57. A system comprising: a first reservoir storing a first printing material, the first printing material comprising first inorganic particles, a first sinterable material, a first binder material, and a first porogen material suspended in a first solvent; a second reservoir storing a second printing material, the second printing material comprising second inorganic particles, a second sinterable material, a second binder material, and a second porogen material suspended in a second solvent; a pnnting nozzle disposed within a printing space, the printing nozzle being in fluidic communication with the first reservoir and the second reservoir and configured to receive a volume of the first printing material and a volume of the second printing material, the printing nozzle being configured to dispose a mixture of the first and second printing materials into the printing space during a printing period; a vapor dispersion apparatus in fluidic communication with the printing space and configured to disperse a volume of a nonsolvent vapor into the printing space during the printing period to form a green part from the mixture of the first and second printing materials by at least partially solidifying the mixture of the first and second printing materials in the printing space; and a computing device configured to cause printing of the first and second printing materials into the printing space during the printing period, wherein causing printing comprises causing movement of the printing nozzle along a predetermined pathway through the printing space, causing the printing nozzle to dispose portions of the first and second printing materials into the printing space and along the predetermined pathway during the printing period, and causing the vapor dispersion apparatus to disperse the volume of the nonsolvent vapor into the printing space during the printing period.

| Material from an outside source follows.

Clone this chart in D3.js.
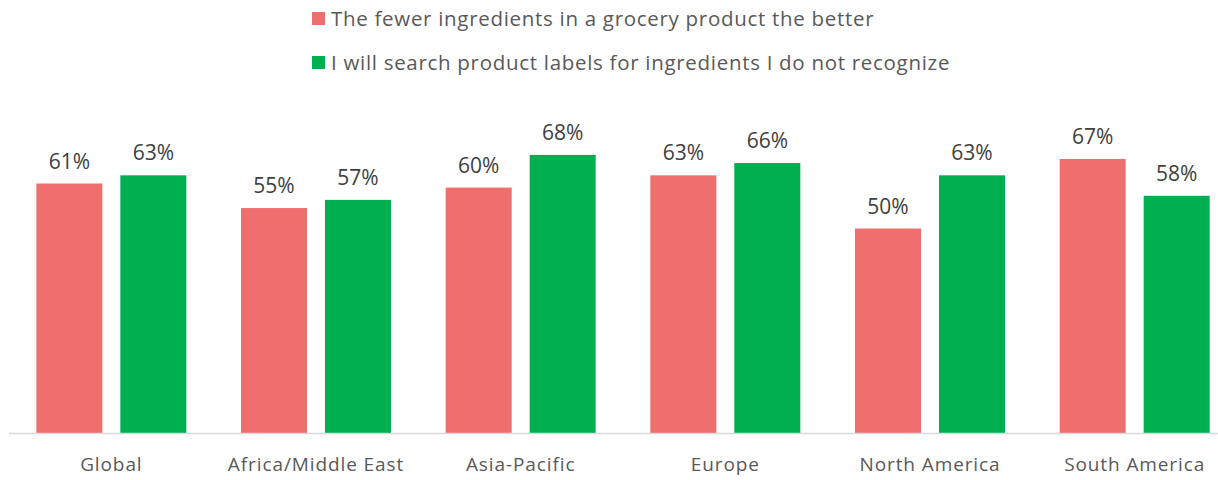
<!DOCTYPE html>
<html>
<head>
<meta charset="utf-8">
<script src="https://cdn.jsdelivr.net/npm/d3@7"></script>
<style>
  html, body { margin: 0; padding: 0; background: #fff; }
  svg { display: block; }
</style>
</head>
<body>
<svg id="chart" width="1218" height="480"></svg>
<script>
// Survey results by region
const regions = ["Global", "Africa/Middle East", "Asia-Pacific", "Europe", "North America", "South America"];
const seriesNames = [
  "The fewer ingredients in a grocery product the better",
  "I will search product labels for ingredients I do not recognize"
];
const fewerIngredients = [61, 55, 60, 63, 50, 67];
const searchLabels = [63, 57, 68, 66, 63, 58];
const seriesColors = ["#EF6E6E", "#00B050"];

const svg = d3.select("#chart");
const W = 1218, H = 480;
const fontFamily = "'Open Sans', 'Liberation Sans', sans-serif";

const baseY = 433;
const x0 = d3.scaleBand().domain(regions).range([9, 1237]).paddingInner(0).paddingOuter(0);
const y = d3.scaleLinear().domain([0, 100]).range([baseY, 24]);

const barW = 66, gap = 18;
const x1 = d3.scaleOrdinal().domain([0, 1]).range([-(gap / 2 + barW), gap / 2]);

const rows = regions.map((r, i) => ({ region: r, values: [fewerIngredients[i], searchLabels[i]] }));

const groups = svg.append("g").selectAll("g")
  .data(rows).join("g")
  .attr("transform", d => `translate(${x0(d.region) + x0.bandwidth() / 2},0)`);

groups.selectAll("rect")
  .data(d => d.values.map((v, k) => ({ v, k })))
  .join("rect")
  .attr("x", d => x1(d.k))
  .attr("width", barW)
  .attr("y", d => y(d.v))
  .attr("height", d => baseY - y(d.v))
  .attr("fill", d => seriesColors[d.k]);

groups.selectAll("text.val")
  .data(d => d.values.map((v, k) => ({ v, k })))
  .join("text")
  .attr("class", "val")
  .attr("x", d => x1(d.k) + barW / 2)
  .attr("y", d => y(d.v) - 15)
  .attr("text-anchor", "middle")
  .attr("font-family", fontFamily)
  .attr("font-size", 21)
  .attr("fill", "#404040")
  .text(d => d.v + "%");

// category axis
const xAxis = d3.axisBottom(x0).tickSize(0).tickPadding(25);
const axisG = svg.append("g").attr("transform", `translate(0,${baseY})`).call(xAxis);
axisG.select(".domain").remove();
axisG.append("line").attr("x1", 9).attr("x2", W).attr("y1", 0.5).attr("y2", 0.5)
  .attr("stroke", "#D9D9D9").attr("stroke-width", 1.5);
axisG.selectAll(".tick text")
  .attr("font-family", fontFamily)
  .attr("font-size", 19)
  .attr("letter-spacing", 0.9)
  .attr("fill", "#595959");

// legend
const legend = svg.append("g");
seriesNames.forEach((name, i) => {
  const ly = 26 + i * 44;
  legend.append("rect").attr("x", 312).attr("y", ly - 14).attr("width", 13).attr("height", 13)
    .attr("fill", seriesColors[i]);
  legend.append("text").attr("x", 331).attr("y", ly)
    .attr("font-family", fontFamily).attr("font-size", 20.5).attr("letter-spacing", 0.7)
    .attr("fill", "#595959")
    .text(name);
});
</script>
</body>
</html>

58. The system of claim 57, further comprising: a coagulation bath configured to receive the green part after the at least partial solidification of the mixture of the first and second printing material, the coagulation bath configured to fully solidify the green part.

59. The system of any of claims 57-58, further comprising: a porogen leaching bath configured to receive the green part after the at least partial solidification of the mixture of the first and second printing material, the porogen leaching bath configured to remove substantially all of the first porogen material and the second porogen material from the green part.

60. The system of any of claims 57-59, further comprising: a sintering apparatus configured to sinter the green part at a temperature lower or greater than the melting point of one of the included components, forming a sintered part.

61. The system of claim 60, further comprising: a ceramic coating apparatus configured to dispose a ceramic material onto at least a portion of an outer surface of the sintered part.

62. The system of claim 60, further comprising: a microbially -induced mineralization apparatus configured to cause microbes to induce precipitation of one or more calcium derivatives onto an outer surface of the sintered part.

63. The system of claim 62, wherein the one or more calcium derivatives comprises one or more of: calcium phosphates, calcium carbonates, calcium silicates, hydroxyapatites, calcium-silicon-phosphates, calcium pyrophosphates, tricalcium phosphates, ferric calcium phosphorous oxides, octacalcium phosphates, biphasic calcium phosphate bioceramics, or combinations thereof.